Data block =>
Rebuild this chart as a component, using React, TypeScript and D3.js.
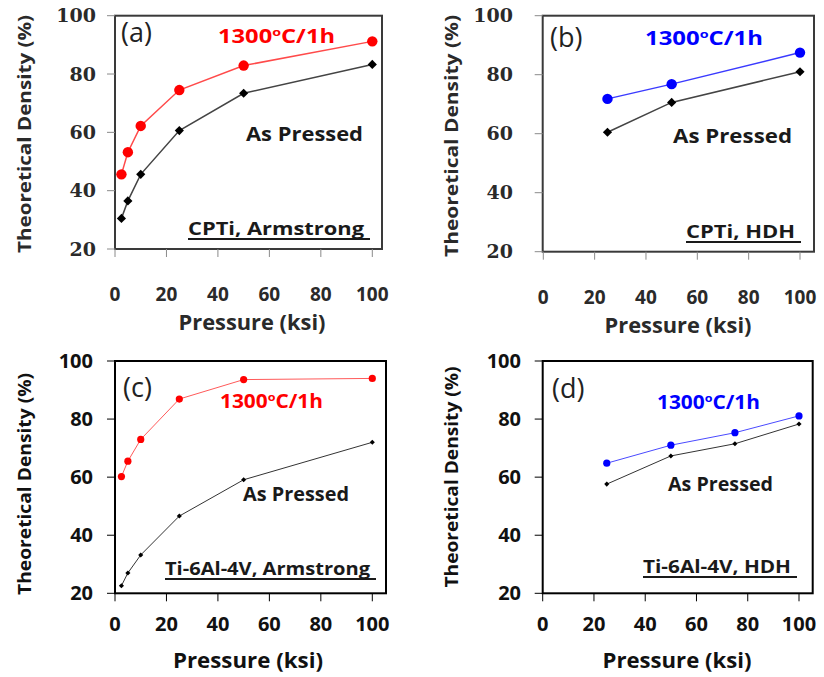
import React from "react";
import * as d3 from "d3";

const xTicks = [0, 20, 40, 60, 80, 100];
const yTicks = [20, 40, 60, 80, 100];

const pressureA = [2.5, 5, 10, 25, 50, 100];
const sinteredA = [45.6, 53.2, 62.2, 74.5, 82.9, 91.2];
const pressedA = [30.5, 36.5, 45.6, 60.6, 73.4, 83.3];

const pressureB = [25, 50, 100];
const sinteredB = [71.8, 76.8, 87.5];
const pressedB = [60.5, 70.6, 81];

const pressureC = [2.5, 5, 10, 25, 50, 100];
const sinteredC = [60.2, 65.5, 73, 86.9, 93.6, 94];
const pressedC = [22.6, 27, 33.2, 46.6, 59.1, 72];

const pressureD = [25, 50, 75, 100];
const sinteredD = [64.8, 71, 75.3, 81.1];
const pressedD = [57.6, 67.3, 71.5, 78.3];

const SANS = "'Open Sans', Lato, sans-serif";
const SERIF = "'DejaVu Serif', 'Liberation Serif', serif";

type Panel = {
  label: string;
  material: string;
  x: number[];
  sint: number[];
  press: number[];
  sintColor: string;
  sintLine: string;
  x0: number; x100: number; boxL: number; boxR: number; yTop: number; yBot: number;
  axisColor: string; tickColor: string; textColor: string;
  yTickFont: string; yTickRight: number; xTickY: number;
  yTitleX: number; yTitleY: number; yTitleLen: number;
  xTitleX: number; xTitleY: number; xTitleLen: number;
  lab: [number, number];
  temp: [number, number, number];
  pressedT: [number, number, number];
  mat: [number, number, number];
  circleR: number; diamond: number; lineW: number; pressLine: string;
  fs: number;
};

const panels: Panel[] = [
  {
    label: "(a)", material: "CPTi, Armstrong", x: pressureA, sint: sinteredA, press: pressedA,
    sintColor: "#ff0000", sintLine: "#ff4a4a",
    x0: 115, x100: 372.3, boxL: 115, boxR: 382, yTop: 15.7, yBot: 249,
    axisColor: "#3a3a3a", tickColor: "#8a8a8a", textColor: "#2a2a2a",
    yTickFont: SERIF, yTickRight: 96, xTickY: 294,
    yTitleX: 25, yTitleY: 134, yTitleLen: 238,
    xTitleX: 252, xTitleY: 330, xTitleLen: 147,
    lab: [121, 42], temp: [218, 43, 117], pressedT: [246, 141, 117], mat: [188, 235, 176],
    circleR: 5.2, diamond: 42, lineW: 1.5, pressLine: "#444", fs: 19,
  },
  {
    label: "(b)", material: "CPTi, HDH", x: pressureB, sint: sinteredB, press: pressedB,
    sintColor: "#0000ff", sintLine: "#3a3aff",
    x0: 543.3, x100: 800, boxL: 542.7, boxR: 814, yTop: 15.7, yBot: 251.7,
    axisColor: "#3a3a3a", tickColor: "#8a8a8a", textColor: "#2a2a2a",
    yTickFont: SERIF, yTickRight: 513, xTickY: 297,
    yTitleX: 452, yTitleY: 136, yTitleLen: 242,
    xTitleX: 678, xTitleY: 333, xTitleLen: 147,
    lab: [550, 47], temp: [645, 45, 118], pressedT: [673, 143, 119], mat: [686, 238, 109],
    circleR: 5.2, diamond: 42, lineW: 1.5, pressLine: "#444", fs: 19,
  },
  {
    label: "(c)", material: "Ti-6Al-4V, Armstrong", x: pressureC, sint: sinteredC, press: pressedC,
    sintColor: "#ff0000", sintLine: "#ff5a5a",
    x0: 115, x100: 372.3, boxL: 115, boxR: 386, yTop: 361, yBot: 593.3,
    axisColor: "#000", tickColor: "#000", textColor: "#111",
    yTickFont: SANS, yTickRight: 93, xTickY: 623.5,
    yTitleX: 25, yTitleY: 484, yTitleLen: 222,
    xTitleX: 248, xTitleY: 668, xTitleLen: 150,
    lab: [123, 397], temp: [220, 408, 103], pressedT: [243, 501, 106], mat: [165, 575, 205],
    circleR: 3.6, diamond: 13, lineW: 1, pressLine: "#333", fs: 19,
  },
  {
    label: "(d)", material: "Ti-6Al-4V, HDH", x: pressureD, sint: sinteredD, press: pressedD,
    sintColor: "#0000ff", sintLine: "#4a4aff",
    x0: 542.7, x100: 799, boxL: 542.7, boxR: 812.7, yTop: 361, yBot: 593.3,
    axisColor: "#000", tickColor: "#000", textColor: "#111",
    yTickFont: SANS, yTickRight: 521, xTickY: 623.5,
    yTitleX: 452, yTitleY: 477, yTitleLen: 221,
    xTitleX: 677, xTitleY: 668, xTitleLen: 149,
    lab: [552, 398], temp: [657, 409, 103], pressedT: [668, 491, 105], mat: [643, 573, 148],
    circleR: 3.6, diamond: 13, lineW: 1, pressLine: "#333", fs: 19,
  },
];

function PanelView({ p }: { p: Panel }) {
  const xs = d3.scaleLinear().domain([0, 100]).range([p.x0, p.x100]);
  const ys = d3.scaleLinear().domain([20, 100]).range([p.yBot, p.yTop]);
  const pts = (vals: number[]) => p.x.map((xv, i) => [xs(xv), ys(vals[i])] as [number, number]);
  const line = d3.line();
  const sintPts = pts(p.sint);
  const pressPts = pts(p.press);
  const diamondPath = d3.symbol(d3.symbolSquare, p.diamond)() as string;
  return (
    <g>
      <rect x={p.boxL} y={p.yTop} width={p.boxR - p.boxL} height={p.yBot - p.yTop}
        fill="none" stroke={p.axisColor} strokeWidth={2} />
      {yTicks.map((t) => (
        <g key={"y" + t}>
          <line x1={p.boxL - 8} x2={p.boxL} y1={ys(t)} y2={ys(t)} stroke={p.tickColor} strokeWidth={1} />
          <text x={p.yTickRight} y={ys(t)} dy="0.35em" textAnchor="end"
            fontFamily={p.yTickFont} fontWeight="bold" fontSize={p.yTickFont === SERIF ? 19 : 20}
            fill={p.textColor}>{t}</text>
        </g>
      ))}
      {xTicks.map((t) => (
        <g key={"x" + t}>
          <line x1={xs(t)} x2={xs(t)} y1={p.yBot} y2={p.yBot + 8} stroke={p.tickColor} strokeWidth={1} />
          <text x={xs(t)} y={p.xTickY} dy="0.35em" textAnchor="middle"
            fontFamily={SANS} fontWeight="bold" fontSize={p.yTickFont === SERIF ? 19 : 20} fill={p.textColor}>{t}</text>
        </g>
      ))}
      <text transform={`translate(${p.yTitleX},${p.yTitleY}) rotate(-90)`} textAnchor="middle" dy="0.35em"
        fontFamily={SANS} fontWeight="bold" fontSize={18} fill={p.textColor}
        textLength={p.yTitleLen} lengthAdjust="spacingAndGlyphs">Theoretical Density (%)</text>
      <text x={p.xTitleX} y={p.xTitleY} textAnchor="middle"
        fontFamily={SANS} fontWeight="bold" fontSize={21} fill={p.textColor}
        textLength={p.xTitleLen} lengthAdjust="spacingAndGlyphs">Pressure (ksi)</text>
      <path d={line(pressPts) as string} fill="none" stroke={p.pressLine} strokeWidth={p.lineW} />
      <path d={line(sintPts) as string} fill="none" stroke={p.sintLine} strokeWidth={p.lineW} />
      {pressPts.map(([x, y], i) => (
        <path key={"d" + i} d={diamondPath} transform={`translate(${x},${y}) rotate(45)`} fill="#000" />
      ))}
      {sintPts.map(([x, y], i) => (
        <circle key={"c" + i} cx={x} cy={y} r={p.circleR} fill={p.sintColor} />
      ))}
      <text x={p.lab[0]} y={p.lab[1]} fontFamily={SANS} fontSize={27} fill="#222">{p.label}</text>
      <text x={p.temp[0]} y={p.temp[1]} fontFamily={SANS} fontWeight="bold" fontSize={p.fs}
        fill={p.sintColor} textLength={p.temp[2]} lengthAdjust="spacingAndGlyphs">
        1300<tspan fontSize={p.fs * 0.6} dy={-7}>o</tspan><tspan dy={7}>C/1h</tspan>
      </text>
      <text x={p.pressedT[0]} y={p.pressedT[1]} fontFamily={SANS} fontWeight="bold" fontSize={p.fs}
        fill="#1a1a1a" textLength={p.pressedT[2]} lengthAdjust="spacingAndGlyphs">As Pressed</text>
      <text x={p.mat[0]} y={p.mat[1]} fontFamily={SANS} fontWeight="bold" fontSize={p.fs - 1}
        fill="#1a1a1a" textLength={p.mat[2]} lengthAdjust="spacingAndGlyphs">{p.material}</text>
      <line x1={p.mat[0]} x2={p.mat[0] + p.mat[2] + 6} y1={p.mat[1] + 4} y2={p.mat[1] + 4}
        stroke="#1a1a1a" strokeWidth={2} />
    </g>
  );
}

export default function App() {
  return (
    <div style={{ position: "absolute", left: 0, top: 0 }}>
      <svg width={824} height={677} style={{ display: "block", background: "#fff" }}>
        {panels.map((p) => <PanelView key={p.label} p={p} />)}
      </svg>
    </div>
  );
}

The request => Write out again, exactly, the lines from the start of the listing up to the line containing "const pressedD = [57.6, 67.3, 71.5, 78.3];", with both ends and without pictures.

Exercise result =>
Rebuild this chart as a component, using React, TypeScript and D3.js.
import React from "react";
import * as d3 from "d3";

const xTicks = [0, 20, 40, 60, 80, 100];
const yTicks = [20, 40, 60, 80, 100];

const pressureA = [2.5, 5, 10, 25, 50, 100];
const sinteredA = [45.6, 53.2, 62.2, 74.5, 82.9, 91.2];
const pressedA = [30.5, 36.5, 45.6, 60.6, 73.4, 83.3];

const pressureB = [25, 50, 100];
const sinteredB = [71.8, 76.8, 87.5];
const pressedB = [60.5, 70.6, 81];

const pressureC = [2.5, 5, 10, 25, 50, 100];
const sinteredC = [60.2, 65.5, 73, 86.9, 93.6, 94];
const pressedC = [22.6, 27, 33.2, 46.6, 59.1, 72];

const pressureD = [25, 50, 75, 100];
const sinteredD = [64.8, 71, 75.3, 81.1];
const pressedD = [57.6, 67.3, 71.5, 78.3];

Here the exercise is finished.